As a cheeky dig, ‘Death to the Critic’ tells of a fictional Shakespearean actor who loses his mind and plots to rid the world of all critics.  Perfect, not at all worried about the critics in the audience laughs a lot at this one.  As Beetlejuice soared, albeit for a short time, King Kong tanked, and many amusing anecdotes abound.  Another song was a reflective stance on the starlings of New York that when they fledge and cannot yet fly properly often end up on the sidewalks and roads and it is a fairly grim time as many of them don’t survive.  One more wistful song ‘A Little More of Your Time’, also cut from Beetlejuice, is a contemplation of fathers and how they often don’t get to spend as much time as they might like, or indeed should, with their offspring.

Back in Melbourne, apparently rescue dogs have been a thing - many folks adopting animal companions to get through the stress of being forced to stay home.  Perfect sings ‘Rescue Dog’, a tongue-in-cheek examination of the phenomenon : ‘she’s a failure, I’m a fool… Now I’m stuck with a rescue dog, and the feeling’s mutual’.  Another Australian debut, airing in 2019 was ‘Matesong’, sung by Kylie Minogue and a host of other famous folk for Tourism Australia.  It was originally meant to tempt British visitors to our shores but was pulled when the bushfire disaster escalated as its picture-perfect jollity was felt to be in bad taste juxtaposed against the images of those tragic weeks.  Sung by Eddie Perfect as a finale, now titled ‘Australia’, it was sweet and funny and simply another testament to the talent this man possesses.

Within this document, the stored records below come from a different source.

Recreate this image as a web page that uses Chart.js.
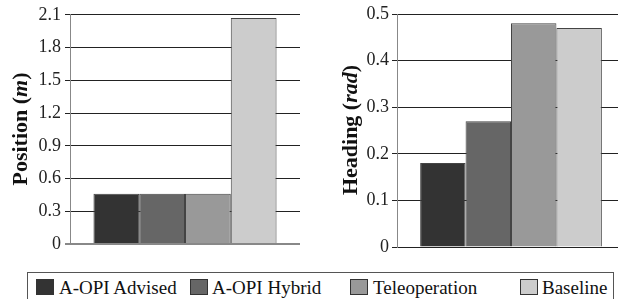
<!DOCTYPE html>
<html lang="en">
<head>
<meta charset="UTF-8" />
<title>Position and heading error</title>
<script src="https://cdn.jsdelivr.net/npm/chart.js"></script>
<style>
  html, body { margin: 0; padding: 0; background: #fff; overflow: hidden; width: 618px; height: 299px; }
  canvas { position: absolute; top: 0; }
  #posChart { left: 0; }
  #headChart { left: 310px; }
  #legendBox { position: absolute; left: 27px; top: 272px; width: 587px; height: 40px; border: 1px solid #555; box-sizing: border-box; }
  .sw { position: absolute; top: 279px; width: 18px; height: 16px; border: 1px solid #333; box-sizing: border-box; }
  .lbl { position: absolute; top: 278px; font: 19px/1 "Liberation Serif", serif; color: #111; white-space: nowrap; }
</style>
</head>
<body>
  <canvas id="posChart" width="310" height="265"></canvas>
  <canvas id="headChart" width="318" height="265"></canvas>
  <div id="legendBox"></div>

<script>
const methods = ['A-OPI Advised', 'A-OPI Hybrid', 'Teleoperation', 'Baseline'];
const positionErr = [0.46, 0.46, 0.46, 2.07];
const headingErr = [0.18, 0.27, 0.48, 0.47];
const positionTicks = [0, 0.3, 0.6, 0.9, 1.2, 1.5, 1.8, 2.1];
const headingTicks = [0, 0.1, 0.2, 0.3, 0.4, 0.5];

const fills = ['#333333', '#666666', '#999999', '#cccccc'];

// rotated axis title with an italic unit
function sideTitle(o) {
  return {
    id: 'sideTitle',
    afterDraw(chart) {
      const ctx = chart.ctx;
      ctx.save();
      ctx.translate(o.x, o.y);
      ctx.rotate(-Math.PI / 2);
      ctx.fillStyle = '#111';
      ctx.textAlign = 'left';
      ctx.textBaseline = 'alphabetic';
      const fonts = o.parts.map(p => (p[1] ? 'italic ' : '') + 'bold 22px "Liberation Serif"');
      const widths = o.parts.map((p, i) => { ctx.font = fonts[i]; return ctx.measureText(p[0]).width; });
      let x = -widths.reduce((a, b) => a + b, 0) / 2;
      o.parts.forEach((p, i) => {
        ctx.font = fonts[i];
        ctx.fillText(p[0], x, 0);
        x += widths[i];
      });
      ctx.restore();
    }
  };
}

function makeChart(id, values, ticks, cfg) {
  return new Chart(document.getElementById(id), {
    type: 'bar',
    data: {
      labels: [''],
      datasets: methods.map((m, i) => ({
        label: m,
        data: [values[i]],
        backgroundColor: fills[i],
        borderColor: '#444',
        borderWidth: 1,
        categoryPercentage: cfg.catPct,
        barPercentage: 1
      }))
    },
    options: {
      responsive: false,
      animation: false,
      layout: { padding: cfg.padding },
      plugins: { legend: { display: false }, tooltip: { enabled: false } },
      scales: {
        x: { display: false },
        y: {
          min: 0,
          max: ticks[ticks.length - 1],
          afterFit: s => { s.width = cfg.axisWidth; },
          afterBuildTicks: s => { s.ticks = ticks.map(v => ({ value: v })); },
          ticks: {
            color: '#222',
            padding: cfg.tickPad,
            font: { family: '"Liberation Serif", serif', size: 18 },
            callback: v => String(v)
          },
          grid: {
            color: c => (c.index === 0 ? cfg.zeroColor : '#222'),
            lineWidth: c => (c.index === 0 ? cfg.zeroWidth : 1),
            tickLength: 5
          },
          border: { color: '#888', width: 1 }
        }
      }
    },
    plugins: [sideTitle(cfg.title)]
  });
}

makeChart('posChart', positionErr, positionTicks, {
  catPct: 0.796,
  padding: { top: 13, bottom: 21, left: 0, right: 10 },
  axisWidth: 70,
  tickPad: 4,
  zeroColor: '#888',
  zeroWidth: 2,
  title: { x: 27, y: 129, parts: [['Position (', false], ['m', true], [')', false]] }
});

makeChart('headChart', headingErr, headingTicks, {
  catPct: 0.797,
  padding: { top: 14, bottom: 18, left: 0, right: 3 },
  axisWidth: 87,
  tickPad: 3,
  zeroColor: '#222',
  zeroWidth: 1,
  title: { x: 47, y: 130, parts: [['Heading (', false], ['rad', true], [')', false]] }
});

// legend under both charts
const swLeft = [36, 190, 350, 520];
const txtLeft = [59, 212, 373, 542];
methods.forEach((m, i) => {
  const sw = document.createElement('div');
  sw.className = 'sw';
  sw.style.left = swLeft[i] + 'px';
  sw.style.background = fills[i];
  document.body.appendChild(sw);
  const t = document.createElement('div');
  t.className = 'lbl';
  t.style.left = txtLeft[i] + 'px';
  t.textContent = m;
  document.body.appendChild(t);
});
</script>
</body>
</html>
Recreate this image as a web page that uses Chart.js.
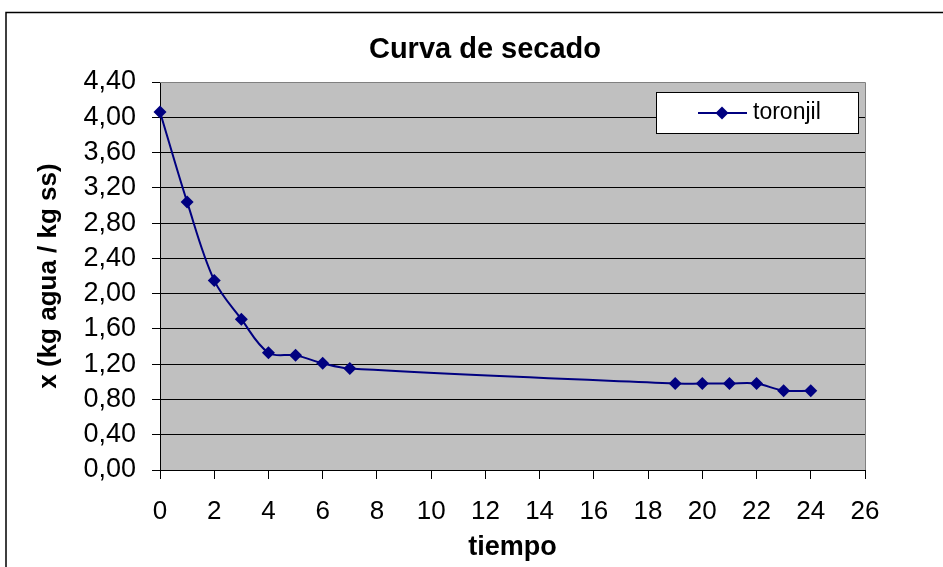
<!DOCTYPE html>
<html>
<head>
<meta charset="utf-8">
<script src="https://cdn.jsdelivr.net/npm/chart.js@4/dist/chart.umd.min.js"></script>
<style>
  html, body { margin: 0; padding: 0; background: #ffffff; }
  #wrap { width: 943px; height: 567px; position: relative; }
</style>
</head>
<body>
<div id="wrap"><canvas id="c" width="943" height="567"></canvas></div>
<script>
// ---- data ----
const tiempo = [0, 1, 2, 3, 4, 5, 6, 7, 19, 20, 21, 22, 23, 24];
const humedad = [4.06, 3.04, 2.15, 1.71, 1.33, 1.30, 1.21, 1.15, 0.98, 0.98, 0.98, 0.98, 0.90, 0.90];
const seriesName = 'toronjil';
const chartTitle = 'Curva de secado';
const xTitle = 'tiempo';
const yTitle = 'x (kg agua / kg ss)';
const xTicks = [0, 2, 4, 6, 8, 10, 12, 14, 16, 18, 20, 22, 24, 26];
const yTicks = [0, 0.4, 0.8, 1.2, 1.6, 2.0, 2.4, 2.8, 3.2, 3.6, 4.0, 4.4];

const FONT = '"Liberation Sans", Arial, sans-serif';
const NAVY = '#000080';

const points = tiempo.map((t, i) => ({ x: t, y: humedad[i] }));

const decorPlugin = {
  id: 'decor',
  beforeDraw(chart) {
    const { ctx, chartArea: a } = chart;
    ctx.save();
    ctx.fillStyle = '#ffffff';
    ctx.fillRect(0, 0, chart.width, chart.height);
    ctx.fillStyle = '#C0C0C0';
    ctx.fillRect(a.left, a.top, a.right - a.left, a.bottom - a.top);
    // outer frame
    ctx.strokeStyle = '#000000';
    ctx.lineWidth = 1.5;
    ctx.strokeRect(6, 12.5, 1000, 700);
    ctx.restore();
  },
  beforeDatasetsDraw(chart) {
    const { ctx, chartArea: a } = chart;
    ctx.save();
    ctx.strokeStyle = '#808080';
    ctx.lineWidth = 1;
    ctx.beginPath();
    ctx.moveTo(a.left, a.top + 0.5);
    ctx.lineTo(a.right + 0.5, a.top + 0.5);
    ctx.lineTo(a.right + 0.5, a.bottom);
    ctx.stroke();
    ctx.restore();
  },
  afterDraw(chart) {
    const { ctx } = chart;
    ctx.save();
    // title
    ctx.fillStyle = '#000000';
    ctx.font = 'bold 29px ' + FONT;
    ctx.textAlign = 'center';
    ctx.textBaseline = 'middle';
    ctx.fillText(chartTitle, 485, 50);
    // legend box
    const bx = 656.5, by = 92.5, bw = 202, bh = 41;
    ctx.fillStyle = '#ffffff';
    ctx.fillRect(bx, by, bw, bh);
    ctx.strokeStyle = '#000000';
    ctx.lineWidth = 1;
    ctx.strokeRect(bx, by, bw, bh);
    const ly = 113;
    ctx.strokeStyle = NAVY;
    ctx.lineWidth = 2;
    ctx.beginPath();
    ctx.moveTo(698, ly);
    ctx.lineTo(747, ly);
    ctx.stroke();
    ctx.fillStyle = NAVY;
    ctx.beginPath();
    ctx.moveTo(722, ly - 6.5);
    ctx.lineTo(728.5, ly);
    ctx.lineTo(722, ly + 6.5);
    ctx.lineTo(715.5, ly);
    ctx.closePath();
    ctx.fill();
    ctx.fillStyle = '#000000';
    ctx.font = '23px ' + FONT;
    ctx.textAlign = 'left';
    ctx.textBaseline = 'middle';
    ctx.fillText(seriesName, 753, ly);
    ctx.restore();
  }
};

new Chart(document.getElementById('c'), {
  type: 'scatter',
  data: {
    datasets: [{
      label: seriesName,
      data: points,
      showLine: true,
      borderColor: NAVY,
      backgroundColor: NAVY,
      borderWidth: 2,
      pointStyle: 'rectRot',
      pointRadius: 6.5,
      pointHoverRadius: 6.5,
      pointBorderWidth: 0,
      pointBackgroundColor: NAVY,
      tension: 0.35,
      clip: false
    }]
  },
  options: {
    responsive: false,
    animation: false,
    devicePixelRatio: 1,
    layout: { padding: { left: 0, top: 82, right: 78, bottom: 0 } },
    plugins: {
      legend: { display: false },
      title: { display: false },
      tooltip: { enabled: false }
    },
    scales: {
      x: {
        type: 'linear',
        position: 'bottom',
        min: 0,
        max: 26,
        afterBuildTicks(scale) { scale.ticks = xTicks.map(v => ({ value: v })); },
        afterFit(scale) { scale.height = 97; },
        ticks: {
          color: '#000000',
          font: { family: FONT, size: 26 },
          padding: 17,
          maxRotation: 0,
          autoSkip: false,
          callback: v => String(v)
        },
        grid: {
          drawOnChartArea: false,
          drawTicks: true,
          tickLength: 9,
          tickColor: '#000000',
          tickWidth: 1
        },
        border: { display: true, color: '#000000', width: 1 },
        title: {
          display: true,
          text: xTitle,
          color: '#000000',
          font: { family: FONT, size: 27, weight: 'bold' },
          padding: { top: 0, bottom: 3 }
        }
      },
      y: {
        type: 'linear',
        position: 'left',
        min: 0,
        max: 4.4,
        afterBuildTicks(scale) { scale.ticks = yTicks.map(v => ({ value: v })); },
        afterFit(scale) { scale.width = 160; },
        ticks: {
          color: '#000000',
          font: { family: FONT, size: 27 },
          padding: 16,
          autoSkip: false,
          callback: v => Number(v).toFixed(2).replace('.', ',')
        },
        grid: {
          color: ctx => (ctx.tick && Math.abs(ctx.tick.value - 4.4) < 1e-6) ? '#808080' : '#000000',
          lineWidth: 1,
          drawTicks: true,
          tickLength: 8,
          tickColor: '#000000',
          tickWidth: 1
        },
        border: { display: true, color: '#000000', width: 1 },
        title: {
          display: true,
          text: yTitle,
          color: '#000000',
          font: { family: FONT, size: 26, weight: 'bold' },
          padding: { top: 33, bottom: 0 }
        }
      }
    }
  },
  plugins: [decorPlugin]
});
</script>
</body>
</html>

Of this show Perfect has said ‘With Introspective, it’s quiet storytelling, no running around, just me at the piano. I’m still building up my social stamina. I think most Melburnians are.’  And it is storytelling at its best, with brilliant songs and a performer at both a peak and perhaps a crossroads in his career.  I can’t wait to see and hear what comes next.